There are a few huge stories in the US this week, and not all of them are depressing. I feel I have to apologize – I never really intended this blog to be either depressing (outside of some of the things that come out of my head), or overtly political. And yet, here I seem to be – overtly political because I’m just finding too many things in the news to be depressing (or frustrating, or anger-inducing) – and since this blog was intended to share my views & see how everyone else feels about the same things, well… here we are.
The biggest story, and in some senses the scariest, is that the US Supreme Court has agreed to determine during this term whether or not marriage equality really should be the law of the land under the Constitution. I’m somewhat optimist about this given that they have already struck down the Defense of Marriage Act, effectively rendering the state bans unconstitutional. And, happily, many states are already on board (some less willingly than others). I would very much like to see the court rule in favor, since that would clear the hurdle for the remaining states, and would also address the issues that exist due to the differences in various state laws. In several cases, the Federal judges that struck down individual state’s blocks have, rightfully, pointed out, that the arguments against marriage equality bear a disturbing resemblance to the arguments used in the not-so-distant past against inter-racial marriage.
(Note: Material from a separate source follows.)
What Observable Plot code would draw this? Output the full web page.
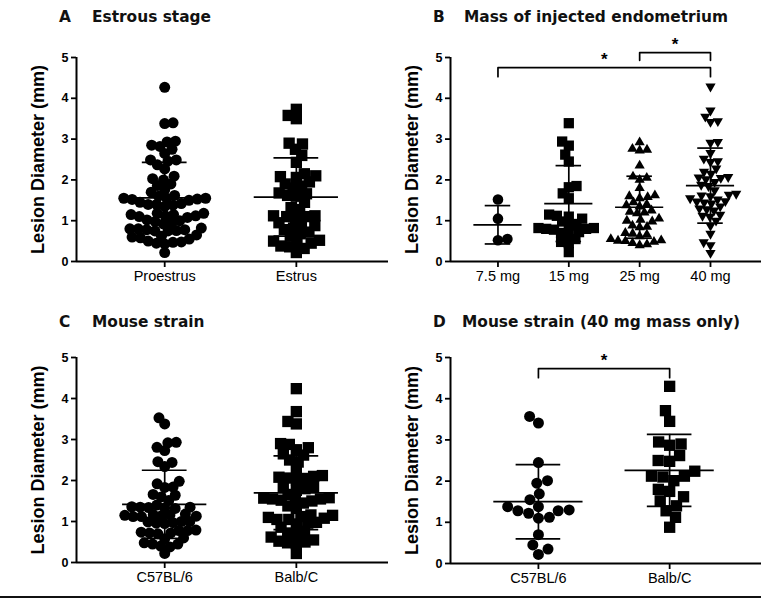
<!DOCTYPE html>
<html>
<head>
<meta charset="utf-8">
<script src="https://cdn.jsdelivr.net/npm/d3@7"></script>
<script src="https://cdn.jsdelivr.net/npm/@observablehq/plot@0.6"></script>
<style>
  body { margin: 0; background: #fff; }
  #wrap { position: relative; width: 761px; height: 607px; background: #fff; overflow: hidden; }
  .panel { position: absolute; }
  .ttl { position: absolute; font-family: "DejaVu Sans", sans-serif; font-weight: bold; font-size: 15.4px; line-height: 15px; color: #111; white-space: nowrap; }
  #rule { position: absolute; left: 0; top: 596px; width: 761px; height: 2px; background: #111; }
  g[aria-label="y-axis tick label"] { font-weight: bold; font-size: 12.5px; }
  g[aria-label="x-axis tick label"] { font-size: 14.5px; }
  g[aria-label="y-axis tick"], g[aria-label="x-axis tick"] { stroke-width: 1.8px; }
</style>
</head>
<body>
<div id="wrap">
  <div class="ttl" style="left:59px;top:10px">A</div>
  <div class="ttl" style="left:92px;top:10px">Estrous stage</div>
  <div class="ttl" style="left:433px;top:10px">B</div>
  <div class="ttl" style="left:464px;top:10px">Mass of injected endometrium</div>
  <div class="ttl" style="left:59px;top:315px">C</div>
  <div class="ttl" style="left:92px;top:315px">Mouse strain</div>
  <div class="ttl" style="left:433px;top:315px">D</div>
  <div class="ttl" style="left:462px;top:315px">Mouse strain (40 mg mass only)</div>
  <div class="panel" id="pa" style="left:0;top:25px"></div>
  <div class="panel" id="pb" style="left:390px;top:25px"></div>
  <div class="panel" id="pc" style="left:0;top:325px"></div>
  <div class="panel" id="pd" style="left:390px;top:325px"></div>
  <div id="rule"></div>
</div>
<script>
// ---------- data ----------
const yTicks = [0, 1, 2, 3, 4, 5];
const yLabel = "Lesion Diameter (mm)";

// A: Estrous stage
const estrousLabels = ["Proestrus", "Estrus"];
const proestrus = [4.27, 3.38, 3.40, 2.95, 2.85, 2.75, 2.65, 2.82, 2.93, 2.49, 2.46, 2.27, 2.37, 2.49,
  2.09, 2.00, 1.90, 2.03, 1.86, 1.76, 1.70, 1.55, 1.53, 1.62, 1.55, 1.60, 1.55, 1.52, 1.50,
  1.42, 1.40, 1.38, 1.45, 1.40, 1.35, 1.18, 1.15, 1.12, 1.15, 1.10, 1.18, 1.12, 1.08,
  1.00, 0.95, 0.98, 0.92, 1.02, 0.80, 0.78, 0.75, 0.82, 0.76, 0.80, 0.78, 0.75,
  0.62, 0.58, 0.60, 0.65, 0.55, 0.48, 0.45, 0.50, 0.43, 0.47, 0.22];
const estrus = [3.73, 3.50, 3.58, 2.75, 2.90, 2.88, 2.60, 2.43, 2.08, 1.95, 2.15, 2.06, 2.10,
  1.90, 1.85, 1.80, 1.66, 1.62, 1.68, 1.60, 1.45, 1.32, 1.27, 1.12, 1.10, 1.08, 1.12, 1.10,
  0.92, 0.88, 0.82, 0.78, 0.72, 0.95, 0.68, 0.62, 0.50, 0.52, 0.45, 0.48, 0.36, 0.38, 0.32, 0.22];
const estrousMean = [1.56, 1.58];
const estrousSD = [0.87, 0.96];

// B: Mass of injected endometrium
const massLabels = ["7.5 mg", "15 mg", "25 mg", "40 mg"];
const mass7_5 = [1.52, 1.05, 0.52, 0.55];
const mass15 = [3.39, 2.94, 2.84, 2.62, 2.45, 1.85, 1.82, 1.67, 1.55, 1.15, 1.12, 1.10, 1.05,
  0.98, 0.92, 0.88, 0.82, 0.80, 0.80, 0.78, 0.82, 0.70, 0.68, 0.72, 0.55, 0.48, 0.45, 0.23];
const mass25 = [2.76, 2.72, 2.74, 2.92, 2.35, 2.08, 2.05, 2.00, 1.80, 1.60, 1.55, 1.58, 1.62,
  1.45, 1.40, 1.35, 1.38, 1.25, 1.20, 1.18, 1.22, 1.05, 1.00, 0.98, 1.02, 0.85, 0.84, 0.88,
  0.70, 0.66, 0.68, 0.62, 0.55, 0.52, 0.50, 0.48, 0.51, 0.45, 0.42, 0.40];
const mass40 = [4.29, 3.70, 3.55, 3.42, 3.44, 2.93, 2.91, 2.66, 2.52, 2.46, 2.44, 2.28, 2.20, 2.15,
  2.06, 2.05, 2.07, 2.02, 1.95, 1.88, 1.85, 1.75, 1.66, 1.62, 1.64, 1.60, 1.55, 1.52,
  1.47, 1.45, 1.48, 1.42, 1.35, 1.30, 1.28, 1.25, 1.15, 1.12, 1.10, 1.00, 0.88, 0.68, 0.47, 0.40, 0.21];
const massMean = [0.90, 1.42, 1.33, 1.86];
const massSD = [0.47, 0.93, 0.76, 0.92];
const massBracketFrom = [0, 2];
const massBracketTo = [3, 3];
const massBracketLevel = [4.75, 5.12];
const massBracketDrop = [4.53, 4.93];

// C: Mouse strain
const strainLabels = ["C57BL/6", "Balb/C"];
const strainC57 = [3.53, 3.38, 2.93, 2.92, 2.81, 2.73, 2.46, 2.44, 2.34, 1.98, 1.92, 1.84, 1.83,
  1.64, 1.66, 1.60, 1.51, 1.40, 1.35, 1.33, 1.36, 1.34, 1.32, 1.35,
  1.15, 1.12, 1.18, 1.16, 1.17, 1.14, 1.12, 1.13, 1.00, 0.97, 0.95, 0.96, 0.99, 1.00,
  0.78, 0.72, 0.70, 0.79, 0.72, 0.74, 0.78, 0.58, 0.60, 0.45, 0.40, 0.38, 0.45, 0.48, 0.22];
const strainBalb = [4.24, 3.68, 3.38, 3.44, 2.90, 2.75, 2.62, 2.80, 2.88, 2.65, 2.50, 2.45, 2.24,
  2.10, 2.05, 2.08, 2.02, 2.12, 2.06, 1.85, 1.80, 1.76, 1.84,
  1.66, 1.58, 1.55, 1.52, 1.57, 1.55, 1.50, 1.54, 1.45, 1.38, 1.32,
  1.15, 1.10, 1.05, 1.08, 1.12, 1.16, 1.05, 0.96, 0.94, 0.98, 0.86,
  0.76, 0.72, 0.68, 0.62, 0.55, 0.50, 0.48, 0.52, 0.46, 0.22];
const strainMean = [1.42, 1.70];
const strainSD = [0.83, 0.90];

// D: Mouse strain (40 mg mass only)
const strain40C57 = [3.57, 3.41, 2.45, 2.01, 1.95, 1.69, 1.55, 1.38, 1.30, 1.22, 1.12, 1.10, 1.28, 1.28, 1.38,
  0.70, 0.45, 0.35, 0.22];
const strain40Balb = [4.30, 3.71, 3.45, 2.95, 2.90, 2.87, 2.62, 2.50, 2.48, 2.12, 2.12, 2.01, 2.10, 2.24,
  1.80, 1.75, 1.62, 1.52, 1.40, 1.28, 1.12, 0.88];
const strain40Mean = [1.50, 2.26];
const strain40SD = [0.90, 0.875];
const strain40BracketFrom = [0];
const strain40BracketTo = [1];
const strain40BracketLevel = [4.73];
const strain40BracketDrop = [4.51];

// ---------- helpers ----------
// centred beeswarm (dodge) in pixel space, overlap allowed via a reduced collision diameter
function swarm(values, diam, pxY) {
  const order = values.map((v, i) => i).sort((a, b) => values[a] - values[b]);
  const placed = [];
  const out = new Array(values.length);
  let flip = 1;
  for (const i of order) {
    const y = values[i] * pxY;
    const cands = [0];
    for (const p of placed) {
      const dy = y - p.y;
      if (Math.abs(dy) < diam) {
        const dx = Math.sqrt(diam * diam - dy * dy);
        cands.push(p.x + dx, p.x - dx);
      }
    }
    cands.sort((a, b) => (Math.abs(a) - Math.abs(b)) || flip * (a - b));
    let x = 0;
    for (const c of cands) {
      if (placed.every(p => (p.x - c) ** 2 + (p.y - y) ** 2 >= diam * diam - 1e-6)) { x = c; break; }
    }
    flip = -flip;
    placed.push({x, y});
    out[i] = x;
  }
  return out;
}

function makePanel(cfg) {
  const {labels, groups, means, sds, symbols, radii, rotations, diams, domainX, width, height,
         margins, brackets, meanHalf, capHalf} = cfg;
  const [mt, mr, mb, ml] = margins;
  const fw = width - ml - mr, fh = height - mt - mb;
  const pxX = fw / (domainX[1] - domainX[0]);
  const pxY = fh / 5;
  const marks = [];
  groups.forEach((vals, i) => {
    const off = swarm(vals, diams[i], pxY);
    const rows = vals.map((v, k) => ({x: i + off[k] / pxX, y: v}));
    marks.push(Plot.dot(rows, {x: "x", y: "y", symbol: symbols[i], r: radii[i], rotate: rotations[i],
      fill: "black", stroke: "none"}));
  });
  const stats = labels.map((l, i) => ({i, m: means[i], s: sds[i]}));
  marks.push(
    Plot.ruleY(stats, {y: "m", x1: d => d.i - meanHalf, x2: d => d.i + meanHalf, stroke: "black", strokeWidth: 1.7}),
    Plot.ruleX(stats, {x: "i", y1: d => d.m - d.s, y2: d => d.m + d.s, stroke: "black", strokeWidth: 1.7}),
    Plot.ruleY(stats, {y: d => d.m + d.s, x1: d => d.i - capHalf, x2: d => d.i + capHalf, stroke: "black", strokeWidth: 1.7}),
    Plot.ruleY(stats, {y: d => d.m - d.s, x1: d => d.i - capHalf, x2: d => d.i + capHalf, stroke: "black", strokeWidth: 1.7})
  );
  if (brackets) {
    const pts = [];
    const mids = [];
    brackets.from.forEach((f, k) => {
      const t = brackets.to[k], lv = brackets.level[k], dr = brackets.drop[k];
      pts.push({x: f, y: dr, k}, {x: f, y: lv, k}, {x: t, y: lv, k}, {x: t, y: dr, k});
      mids.push({x: (f + t) / 2, y: lv});
    });
    marks.push(
      Plot.line(pts, {x: "x", y: "y", z: "k", stroke: "black", strokeWidth: 1.7}),
      Plot.text(mids, {x: "x", y: "y", text: () => "*", fontSize: 17, fontWeight: "bold", dy: -8, fill: "black"})
    );
  }
  marks.push(
    Plot.ruleY([0], {stroke: "black", strokeWidth: 2}),
    Plot.ruleX([domainX[0]], {stroke: "black", strokeWidth: 2}),
    Plot.axisY(yTicks, {tickSize: 5, tickPadding: 3, label: null, stroke: "black"}),
    Plot.axisX(labels.map((l, i) => i), {tickFormat: i => labels[i], tickSize: 6, tickPadding: 3, label: null, stroke: "black"}),
    Plot.text([yLabel], {text: d => d, frameAnchor: "left", textAnchor: "middle", dx: -38, rotate: -90, fontSize: 18,
      fontWeight: "bold", fill: "black"})
  );
  return Plot.plot({
    width, height,
    marginTop: mt, marginRight: mr, marginBottom: mb, marginLeft: ml,
    x: {domain: domainX, axis: null},
    y: {domain: [0, 5], axis: null},
    style: {fontFamily: "'Liberation Sans', Arial, sans-serif", color: "black", background: "transparent", overflow: "visible"},
    marks
  });
}

const twoDomain = [-0.67, 1.70];

document.getElementById("pa").append(makePanel({
  labels: estrousLabels, groups: [proestrus, estrus], means: estrousMean, sds: estrousSD,
  symbols: ["circle", "square"], radii: [5.5, 6.4], rotations: [0, 0], diams: [8.4, 8.8],
  domainX: twoDomain, width: 390, height: 266, margins: [32, 2, 30, 76], meanHalf: 0.32, capHalf: 0.17
}));

document.getElementById("pb").append(makePanel({
  labels: massLabels, groups: [mass7_5, mass15, mass25, mass40], means: massMean, sds: massSD,
  symbols: ["circle", "square", "triangle", "triangle"], radii: [5.3, 5.8, 3.8, 3.8], rotations: [0, 0, 0, 180],
  diams: [9.5, 7.8, 7.4, 7.4],
  domainX: [-0.67, 3.72], width: 371, height: 266, margins: [32, 0, 30, 60], meanHalf: 0.34, capHalf: 0.18,
  brackets: {from: massBracketFrom, to: massBracketTo, level: massBracketLevel, drop: massBracketDrop}
}));

document.getElementById("pc").append(makePanel({
  labels: strainLabels, groups: [strainC57, strainBalb], means: strainMean, sds: strainSD,
  symbols: ["circle", "square"], radii: [5.5, 6.4], rotations: [0, 0], diams: [8.4, 8.8],
  domainX: twoDomain, width: 390, height: 267, margins: [32, 2, 30, 76], meanHalf: 0.32, capHalf: 0.17
}));

document.getElementById("pd").append(makePanel({
  labels: strainLabels, groups: [strain40C57, strain40Balb], means: strain40Mean, sds: strain40SD,
  symbols: ["circle", "square"], radii: [5.5, 6.4], rotations: [0, 0], diams: [11, 11.5],
  domainX: twoDomain, width: 371, height: 268, margins: [32, 0, 30, 60], meanHalf: 0.34, capHalf: 0.17,
  brackets: {from: strain40BracketFrom, to: strain40BracketTo, level: strain40BracketLevel, drop: strain40BracketDrop}
}));
</script>
</body>
</html>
This court, however, has proven itself to be far more interested in the rights of corporate persons, than those of human persons, so I have my doubts.
While still on the topic of things I think are good news – Civics! Arizona, a state I frequently find a bit odd in their thinking, has gone and done something really wonderful. Beginning in 2017, high school students will be required to correctly answer 60 out of the 100 questions on the US Immigration and Naturalization test – the same test the applicants for citizenship must pass, and that I have long felt most people born and raised in the US could not pass. I frequently question whether some of our Congressional Representatives clearly understand how government works. So, even though I have my suspicions about the organization leading the push to have all 50 states require the test, I still believe that this is a good thing. So – yay, Arizona! But I still think I’d rather move to New Mexico when I retire.
On the more distressing front – the virtual lack of coverage by the US media of the massacre in Baga, Nigeria, by Boko Haram. Over the years, especially after spending a year traveling outside of the US, I have been disturbed by how poorly informed we are about what happens in other countries – or about world geography, in general, but that’s a separate subject. I had assumed that things like Charlie Hebdo – big stories that involve things we already view as threats to our own safety – things like attacks by alleged Islamic extremists, would capture our attention. But not this time. There is absolutely nothing that I would have expected, or wanted, our government to do. There is no fund-raising concert that can fix this. But I would have expected a bit more coverage of something that horrifying (since human tragedy also sells). Is it because we, in our bubble, don’t think events in Nigeria are as compelling as those in France? I don’t know, but whatever the reason, it bothers me that I need the BBC to give me most of my world news.
On the totally beyond sanity front, I have to mention the North Miami Beach, Florida, Police Department’s use of mug shots of black men and teenagers for target practice at their firing range. The Chief of Police actually defended the practice, and said it helps with facial recognition. WTF?? The practice was discovered when a National Guard member recognized a picture of her now-adult brother taken when he was arrested for drag racing at 18. The only regret expressed by the police chief? That they used the photo of a Miami resident. A serious case of ‘sorry we got caught’. Personally, I think the Police Chief ought to be fired, but since no laws were broken that won’t happen, and in our ‘post racist’ country, I’m probably racist for even bringing this up.
And I can’t really miss the opportunity to mention the proposed South Carolina “Second Amendment Education Act”. Even for the state that had an almost embarrassing degree of debate about granting an 8 year-old child’s request that the Wooly Mammoth be named the state’s fossil because some bible literalists in the chamber wanted to make sure that God was given credit for the creation of the dinosaur in the text of the legislation, this is an alarmingly ridiculous proposal. The proposal would require students to spend 3 full weeks each school year, for all 12 that they spend in public schools, studying the 2nd Amendment. Since I don’t see a proposal to spend 3 weeks each year on each of the other 26, I’m more than a little bit disturbed about the extent to which the well-known gun industry lobby group, The National Rifle Association, has gotten its dollars distributed in American politics. To pretend, continually, that somehow the 2nd Amendment is sacred and more important than any of the other 10 original amendments is absurd from pretty much any perspective. Far more offensively, the bill also proposes that the anniversary of the Sandy Hook school shooting, December 15, be designated as “Second Amendment Awareness Day”. Seriously?!
And somehow this all brings me to a quote that I was planning to use one of these weeks for a Tuesday quote, but hadn’t quite managed to fit it in:
“True patriotism hates injustice in its own land more than anywhere else.”